The movie has its only fun grazing these big political themes, but it’s not committed to turning them into any sort of principle. Nolan is a producer of Man of Steel and shares a story credit with Goyer. Each of his Batman movies managed to turn current events and political policy into a worldview. There’s no conviction like that in Man of Steel — just a lot of heavy-lidded winking right up until the finale, in which Metropolis falls under heavy siege.

We’ve seen a lot of cities wrecked in the name of blockbuster entertainment (every week this summer will bring at least one world-ending movie). Michael Bay’s third Transformers movie brazenly evoked 9/11, and one action movie after another has done the same. This one ranks among the most shameless. By the time Laurence Fishburne, playing the Daily Planet‘s editor, Perry White, is covered in dust and helping to dig out an employee trapped beneath rubble as skyscrapers collapse around them, the movie has turned the iconography of terror attacks into pornographic exploitation.

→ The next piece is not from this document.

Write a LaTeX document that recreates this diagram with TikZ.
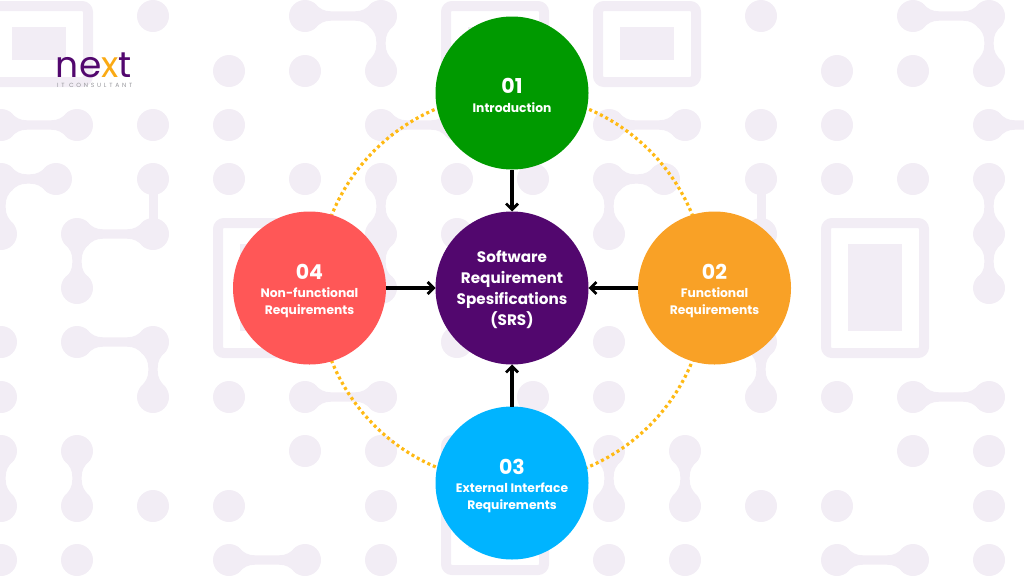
\documentclass[tikz,border=0pt]{standalone}
\usepackage{fontspec}
\setmainfont{Poppins}
\usetikzlibrary{arrows.meta, positioning}
\definecolor{tilegray}{RGB}{242, 237, 245}
\definecolor{ringgold}{RGB}{255, 186, 20}
\definecolor{introgreen}{RGB}{0, 154, 0}
\definecolor{srspurple}{RGB}{82, 7, 110}
\definecolor{funcorange}{RGB}{249, 161, 38}
\definecolor{extblue}{RGB}{0, 180, 255}
\definecolor{nonfred}{RGB}{255, 87, 87}
\definecolor{logogray}{RGB}{150, 150, 155}
\definecolor{logogold}{RGB}{250, 170, 20}
\newcommand{\numlabel}[1]{\rule{0pt}{20.5pt}{\fontsize{20.5}{23}\selectfont #1}}
\tikzset{
  neck/.pic={
    \fill[tilegray] (9,-13) .. controls (15,-7) and (19,-4.7) .. (26,-4.7) -- ({#1-26},-4.7)
      .. controls ({#1-19},-4.7) and ({#1-15},-7) .. ({#1-9},-13) -- ({#1-9},13)
      .. controls ({#1-15},7) and ({#1-19},4.7) .. ({#1-26},4.7) -- (26,4.7)
      .. controls (19,4.7) and (15,7) .. (9,13) -- cycle;
  },
}
\begin{document}
\begin{tikzpicture}[x=1pt, y=-1pt,
  tileframe/.style={draw=tilegray, line width=10pt, rounded corners=6pt},
  topic/.style={circle, fill=#1, minimum size=153pt, inner sep=0pt, outer sep=0pt, text=white, align=center,
    font=\fontsize{12.3}{16.6}\selectfont\bfseries},
  flow/.style={-{Straight Barb[length=6pt, width=12pt, line width=2.8pt]}, line width=3.2pt, black},
  ring/.style={ringgold, line width=3.2pt, dash pattern=on 3pt off 3pt},
]
  \path[use as bounding box] (0,0) rectangle (1024,576);
  \begin{scope}
    \clip (0,0) rectangle (1024,576);
    \foreach \cx/\cy in {153/16, 305/16, 381/16, 761/16, 913/16, 989/16,
      229/71, 305/71, 381/71, 837/71, 913/71, 989/71,
      1/125, 77/125, 153/125, 229/125, 381/125, 457/125, 609/125, 685/125, 761/125, 837/125, 989/125,
      1/179, 56/179, 153/179, 229/179, 305/179, 381/179, 457/179, 533/179, 609/179, 664/179, 761/179, 837/179, 913/179, 989/179,
      1/234, 77/234, 153/234, 381/234, 457/234, 609/234, 761/234, 989/234,
      77/288, 381/288, 989/288,
      1/342, 77/342, 153/342, 457/342, 609/342, 761/342,
      1/397, 153/397, 229/397, 305/397, 381/397, 533/397, 609/397, 761/397, 837/397, 913/397, 989/397,
      1/451, 77/451, 305/451, 381/451, 609/451, 685/451, 913/451, 989/451,
      1/506, 77/506, 153/506, 229/506, 381/506, 609/506, 685/506, 761/506, 837/506, 989/506,
      1/560, 77/560, 229/560, 305/560, 381/560, 609/560, 685/560, 837/560, 913/560, 989/560}
      \fill[tilegray] (\cx,\cy) circle (16);
    \foreach \cx/\cy/\len in {305/16/76, 913/16/76, 1/125/76, 381/125/76, 609/125/76, 989/125/76,
      1/179/55, 609/179/55, 77/234/76, 77/342/76, 305/397/76, 913/397/76, 229/560/76, 837/560/76}
      \pic at (\cx,\cy) {neck=\len};
    \foreach \cx/\cy in {381/16, 989/16, 1/179, 609/179, 381/179, 381/234, 989/179, 989/234, 77/234,
      153/342, 761/342, 1/451, 77/451, 609/451, 685/451}
      \pic[rotate=-90] at (\cx,\cy) {neck=54.5};
    \foreach \cx in {153, 761}
      \fill[tilegray] ({\cx-4.5},179) rectangle ({\cx+4.5},234);
    \foreach \cx/\cy/\ch in {-10/6/76, 446/6/76, 598/6/76, 218/223/130, 826/223/130, 446/440/130} {
      \draw[tileframe] (\cx,\cy) rectangle ({\cx+98},{\cy+\ch});
      \fill[tilegray] ({\cx+22},{\cy+21}) rectangle ({\cx+76},{\cy+\ch-21-1});
    }
  \end{scope}
  \node[anchor=base west, inner sep=0pt, font=\fontsize{36}{36}\selectfont\addfontfeatures{LetterSpace=3}] (brand) at (55,77)
    {\textcolor{srspurple}{ne}\textcolor{logogold}{x}\textcolor{srspurple}{t}};
  \node[anchor=base west, inner sep=0pt, text=logogray, font=\fontsize{6}{6}\selectfont\addfontfeatures{LetterSpace=46}] (tagline) at (57,87)
    {IT CONSULTANT};
  \coordinate (hub) at (512,288);
  \draw[ring] (hub) circle (194.5);
  \node[topic=srspurple, font=\fontsize{15.2}{21}\selectfont\bfseries] (srs) at (hub) {\rule{0pt}{15.5pt}Software\\Requirement\\Spesifications\\(SRS)};
  \node[topic=introgreen] (intro) at (512,93) {\numlabel{01}\\[2pt]Introduction};
  \node[topic=funcorange] (func) at (714.5,288) {\numlabel{02}\\[2pt]Functional\\Requirements};
  \node[topic=extblue] (ext) at (512,483) {\numlabel{03}\\[2pt]External Interface\\Requirements};
  \node[topic=nonfred] (nonf) at (309.5,288) {\numlabel{04}\\[2pt]Non-functional\\Requirements};
  \draw[flow] (intro) -- (srs);
  \draw[flow] (func) -- (srs);
  \draw[flow] (ext) -- (srs);
  \draw[flow] (nonf) -- (srs);
\end{tikzpicture}
\end{document}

Are filmmakers hoping we don’t notice the allusions to real-life destruction? Are they thinking that there might be some catharsis in re-experiencing it in movie after movie? What happens in Man of Steel is unseemly not because it evokes an event like 9/11 but because the filmmakers think they’ve given us characters we care enough about to fear for their lives. This, of course, is the risk of these pre-established franchise movies, that they assume we know who, say, Perry White is and don’t want to see a building fall on him (or anyone else). But the destruction is, in part, a byproduct of the climactic, chaotic brawl between Superman and Zod (it’s like watching a jet through its afterburners). By that moral estimation, it’s not disaster porn. It’s sawdust. And come the movie’s coda, it doesn’t appear to have meant anything emotional to its survivors. I know it sounds as if I’m the humorless one. But when Singer’s X-Men invoked the Holocaust, it did so with moral gravity. It conceived the enormity. Most movies shake free of the consequences of all this freighted obliteration the way a child would shake an Etch-A-Sketch.

Man of Steel

Snyder is an overkill director. 300, Watchmen, and Sucker Punch are the films of a man who doesn’t know his own strength. (The music credits list about a dozen and a half drummers, one of whom is Sheila E.) He does bloated masculinist spectacle: Baz Luhrmann with ankle weights. What made the first two Superman movies, in 1978 and 1981, work so well as entertainments was how they could scale the tone up or down. Richard Donner gave you a romantic screwball comedy — basically, His Girl Friday — that established the characters and made you care about them so that when, later, the comedy dissipates in the face of danger, you have a stake in the outcome. You want action to solve the drama and restore the lightness. Snyder doesn’t have that kind of classical smoothness.

One travesty of a movie this big and expensive-looking and beholden to its audience is having to look at all these actors and wonder why they’re so badly used. Costner and Lane look so right together that you wonder how it is that this is the first time they’ve shared a scene. The creases on his face seem to dovetail with the lines on hers. You pray it’s not too late for them to get a film to themselves. And even if this is just a setup for subsequent movies that will better use them, you wonder why Adams and Fishburne have so little to do and why what Crowe has to do is so thankless.

And Shannon is completely wrong for Zod. He’s not doing Terence Stamp’s imperious version of the character. But maybe he should’ve. The part needs shamelessness. Shannon is an interior performer, but he’s got nothing psychological to play, just a costume and haircut. When he and Cavill have to run at each other, charging like comets, you’re embarrassed for him. And it’s entirely possible to leave Man of Steel with no idea what kind of actor Cavill is. He’s in most of the scenes and yet isn’t asked to provide any charisma. The most charming thing about him is the window box of chest hair poking out of his costume’s collar. All Cavill’s Superman is required to do is look hot and fly for our sins.


This story has been updated to correct Clark Kent’s home state; it is Kansas, not Iowa.